Aber das indische Land darf ich auch nicht außeracht lassen. Ich hatte wirklich das Gefühl, das wahre Indien kennen zu lernen. Am Straßenrand ließen sich immer wieder kleine Ansiedlungen wahrnehmen. Es handelte sich zumeist um kleine Hütten aus Lehm und Wellblech, es gab aber auch richtige Ziegelsteinhäuser mit Rindern, die vor dem Haus angebunden waren. Frauen holten mit Töpfen auf den Köpfen Wasser, Kinder mit oft verfilzten Haaren spielten barfuß in der Wiese. Die Zeit schien keine Rolle zu spielen. Ich bewundere diese Menschen sehr, die so einsam auf dem Land leben können und sich mit einem Dach über dem Kopf und einer Familie um sich herum zufriedengeben. Gleichzeitig merkte ich aber auch, wie sehr ich die Stadt, Straßenbeleuchtung und Nachbarschaft gewohnt bin. Für mich ist es eine sehr angsteinflößende Vorstellung in kompletter Dunkelheit mit Leoparden in der Umgebung in einer unverschlossenen Hütte zu schlafen und auch diese tiefe Ruhe bereitete mir etwas Unbehagen. Schließlich lebe ich seit 4 Monaten mitten in einer indischen Stadt die niemals schläft.

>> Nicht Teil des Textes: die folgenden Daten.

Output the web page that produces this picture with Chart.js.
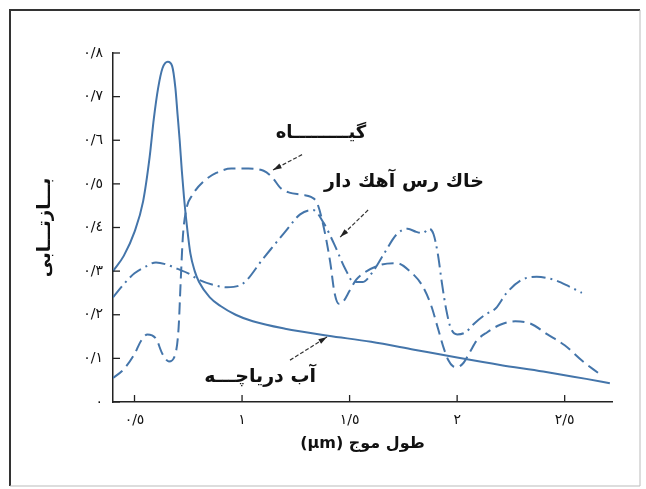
<!DOCTYPE html>
<html>
<head>
<meta charset="utf-8">
<script src="https://cdn.jsdelivr.net/npm/chart.js@4.4.1/dist/chart.umd.min.js"></script>
<style>
  html, body { margin: 0; padding: 0; background: #fff; }
  #chart { position: absolute; left: 0; top: 0; }
</style>
</head>
<body>
<canvas id="chart" width="646" height="489"></canvas>
<script>
// wavelength (micron) and reflectance
const vegX = [0.40, 0.45, 0.50, 0.53, 0.56, 0.60, 0.63, 0.66, 0.69, 0.705, 0.715, 0.725, 0.74, 0.77, 0.82, 0.88, 0.95, 1.03, 1.10, 1.14, 1.18, 1.22, 1.28, 1.32, 1.35, 1.38, 1.41, 1.43, 1.45, 1.47, 1.50, 1.53, 1.58, 1.65, 1.72, 1.78, 1.84, 1.88, 1.91, 1.94, 1.96, 1.98, 2.00, 2.03, 2.06, 2.09, 2.14, 2.20, 2.27, 2.34, 2.42, 2.50, 2.58, 2.66];
const vegY = [0.055, 0.075, 0.11, 0.14, 0.155, 0.145, 0.11, 0.093, 0.11, 0.17, 0.28, 0.38, 0.44, 0.475, 0.505, 0.525, 0.535, 0.535, 0.53, 0.515, 0.49, 0.48, 0.475, 0.47, 0.455, 0.40, 0.32, 0.25, 0.225, 0.23, 0.255, 0.28, 0.30, 0.315, 0.318, 0.30, 0.265, 0.22, 0.17, 0.12, 0.095, 0.082, 0.08, 0.09, 0.115, 0.14, 0.16, 0.177, 0.185, 0.18, 0.155, 0.13, 0.095, 0.065];

const soilX = [0.40, 0.45, 0.50, 0.55, 0.60, 0.65, 0.70, 0.75, 0.80, 0.87, 0.93, 1.00, 1.10, 1.20, 1.27, 1.33, 1.38, 1.43, 1.48, 1.52, 1.56, 1.61, 1.66, 1.72, 1.77, 1.81, 1.84, 1.87, 1.89, 1.91, 1.93, 1.95, 1.97, 2.00, 2.04, 2.08, 2.13, 2.18, 2.23, 2.30, 2.37, 2.45, 2.52, 2.58];
const soilY = [0.24, 0.27, 0.295, 0.31, 0.32, 0.315, 0.305, 0.295, 0.28, 0.268, 0.263, 0.27, 0.33, 0.39, 0.43, 0.44, 0.41, 0.36, 0.305, 0.275, 0.275, 0.30, 0.34, 0.385, 0.397, 0.39, 0.387, 0.397, 0.385, 0.34, 0.27, 0.21, 0.17, 0.155, 0.16, 0.18, 0.20, 0.215, 0.25, 0.28, 0.287, 0.28, 0.265, 0.25];

const waterX = [0.40, 0.45, 0.50, 0.54, 0.57, 0.59, 0.61, 0.63, 0.655, 0.675, 0.69, 0.70, 0.71, 0.72, 0.73, 0.74, 0.76, 0.78, 0.80, 0.85, 0.90, 0.97, 1.05, 1.20, 1.40, 1.60, 1.80, 2.00, 2.20, 2.40, 2.60, 2.71];
const waterY = [0.30, 0.335, 0.39, 0.46, 0.56, 0.65, 0.72, 0.765, 0.78, 0.77, 0.72, 0.66, 0.60, 0.53, 0.47, 0.42, 0.34, 0.30, 0.275, 0.24, 0.22, 0.20, 0.185, 0.168, 0.152, 0.138, 0.12, 0.102, 0.085, 0.07, 0.053, 0.043];

const xTicks = [0.5, 1, 1.5, 2, 2.5];
const yTicks = [0, 0.1, 0.2, 0.3, 0.4, 0.5, 0.6, 0.7, 0.8];

const lineColor = '#4475aa';
const faDigits = '٠١٢٣٤٥٦٧٨٩';

function toFa(v) {
  const s = String(Math.round(v * 10) / 10);
  return s.replace(/\d/g, d => faDigits[d]).replace('.', '/');
}

function pts(xs, ys) {
  return xs.map((x, i) => ({ x: x, y: ys[i] }));
}

// labels with arrows, placed in data units
const notes = [
  { text: 'گیـــــــــاه', size: 18, x: 1.367, y: 0.617, from: [1.279, 0.567], to: [1.144, 0.532] },
  { text: 'خاك رس آهك دار', size: 19, x: 1.753, y: 0.505, from: [1.586, 0.44], to: [1.456, 0.378] },
  { text: 'آب دریاچـــه', size: 19, x: 1.084, y: 0.057, from: [1.223, 0.096], to: [1.395, 0.149] }
];

const decorPlugin = {
  id: 'decor',
  beforeDraw(chart) {
    const ctx = chart.ctx;
    ctx.save();
    ctx.fillStyle = '#fff';
    ctx.fillRect(0, 0, chart.width, chart.height);
    // outer frame of the scan
    ctx.strokeStyle = '#333';
    ctx.lineWidth = 2;
    ctx.beginPath();
    ctx.moveTo(10, 486);
    ctx.lineTo(10, 10);
    ctx.lineTo(640, 10);
    ctx.stroke();
    ctx.strokeStyle = '#bbb';
    ctx.lineWidth = 1;
    ctx.beginPath();
    ctx.moveTo(640, 10);
    ctx.lineTo(640, 486);
    ctx.lineTo(10, 486);
    ctx.stroke();
    ctx.restore();
  },
  afterDraw(chart) {
    const ctx = chart.ctx;
    const xs = chart.scales.x, ys = chart.scales.y;
    const area = chart.chartArea;
    ctx.save();
    // inward tick marks
    ctx.strokeStyle = '#222';
    ctx.lineWidth = 1.3;
    yTicks.forEach(v => {
      const py = ys.getPixelForValue(v);
      ctx.beginPath();
      ctx.moveTo(area.left, py);
      ctx.lineTo(area.left + 7, py);
      ctx.stroke();
    });
    xTicks.forEach(v => {
      const px = xs.getPixelForValue(v);
      ctx.beginPath();
      ctx.moveTo(px, area.bottom);
      ctx.lineTo(px, area.bottom - 7);
      ctx.stroke();
    });
    // labels and arrows
    ctx.textAlign = 'center';
    ctx.textBaseline = 'middle';
    notes.forEach(n => {
      ctx.font = 'bold ' + n.size + 'px "DejaVu Sans"';
      ctx.fillStyle = '#111';
      ctx.fillText(n.text, xs.getPixelForValue(n.x), ys.getPixelForValue(n.y));
      const x0 = xs.getPixelForValue(n.from[0]), y0 = ys.getPixelForValue(n.from[1]);
      const x1 = xs.getPixelForValue(n.to[0]), y1 = ys.getPixelForValue(n.to[1]);
      ctx.strokeStyle = '#333';
      ctx.lineWidth = 1.2;
      ctx.setLineDash([4, 2]);
      ctx.beginPath();
      ctx.moveTo(x0, y0);
      ctx.lineTo(x1, y1);
      ctx.stroke();
      ctx.setLineDash([]);
      const a = Math.atan2(y1 - y0, x1 - x0);
      ctx.fillStyle = '#222';
      ctx.beginPath();
      ctx.moveTo(x1, y1);
      ctx.lineTo(x1 - 9 * Math.cos(a - 0.3), y1 - 9 * Math.sin(a - 0.3));
      ctx.lineTo(x1 - 9 * Math.cos(a + 0.3), y1 - 9 * Math.sin(a + 0.3));
      ctx.closePath();
      ctx.fill();
    });
    ctx.restore();
  }
};

new Chart(document.getElementById('chart'), {
  type: 'line',
  data: {
    datasets: [
      {
        label: 'گیاه',
        data: pts(vegX, vegY),
        borderColor: lineColor,
        borderWidth: 2,
        borderDash: [12, 6],
        pointRadius: 0,
        cubicInterpolationMode: 'monotone',
        fill: false
      },
      {
        label: 'خاک رس آهک دار',
        data: pts(soilX, soilY),
        borderColor: lineColor,
        borderWidth: 2,
        borderDash: [14, 5, 2, 5],
        pointRadius: 0,
        cubicInterpolationMode: 'monotone',
        fill: false
      },
      {
        label: 'آب دریاچه',
        data: pts(waterX, waterY),
        borderColor: lineColor,
        borderWidth: 2,
        pointRadius: 0,
        cubicInterpolationMode: 'monotone',
        fill: false
      }
    ]
  },
  options: {
    responsive: false,
    animation: false,
    devicePixelRatio: 1,
    layout: { padding: { left: 10, top: 53, right: 34, bottom: 20 } },
    plugins: {
      legend: { display: false },
      tooltip: { enabled: false }
    },
    scales: {
      x: {
        type: 'linear',
        min: 0.4,
        max: 2.72,
        afterBuildTicks: (scale) => { scale.ticks = xTicks.map(v => ({ value: v })); },
        afterFit: (scale) => { scale.height = 67; },
        grid: { display: false, drawTicks: false },
        border: { color: '#222', width: 1.5 },
        ticks: {
          padding: 10,
          color: '#111',
          font: { family: 'DejaVu Sans', size: 14 },
          callback: (v) => toFa(v)
        },
        title: {
          display: true,
          text: '(μm) طول موج',
          color: '#111',
          font: { family: 'DejaVu Sans', size: 16, weight: 'bold' },
          padding: { top: 0, bottom: 16 }
        }
      },
      y: {
        min: 0,
        max: 0.8,
        afterBuildTicks: (scale) => { scale.ticks = yTicks.map(v => ({ value: v })); },
        afterFit: (scale) => { scale.width = 103; },
        grid: { display: false, drawTicks: false },
        border: { color: '#222', width: 1.5 },
        ticks: {
          padding: 10,
          color: '#111',
          font: { family: 'DejaVu Sans', size: 14 },
          callback: (v) => toFa(v)
        },
        title: {
          display: true,
          text: 'بـــازتـــابی',
          color: '#111',
          font: { family: 'DejaVu Sans', size: 18, weight: 'bold' },
          padding: { top: 25, bottom: 0 }
        }
      }
    }
  },
  plugins: [decorPlugin]
});
</script>
</body>
</html>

Wieder zuhause stand auch schon das nächste Event an. Nämlich das Drachenfestival. Zwei Tage lang standen die Inder in Gujarat auf ihren Dächern und ließen bei lauter Musik hunderte von Drachen steigen. Auch wenn es nicht allzu viel Wind gab, bewiesen sie eine Engelsgeduld und schafften es tatsächlich die Drachen in die Lüfte steigen zu lassen. Vor allem die Großen stellten sich dabei echt gut an, während ich fast den ganzen Tag beschäftigt war, den Kleinen die Drachen in die Luft zu werfen. Parallel wurden in Zucker gebackene Sesamkekse gegessen. Ich genoss dieses Fest wieder einmal sehr. Es herrschte den ganzen Tag eine ausgelassene Stimmung und ich habe wieder einige tolle Momente, die mich für immer mit meinen Snehalaya-Jungs verbinden.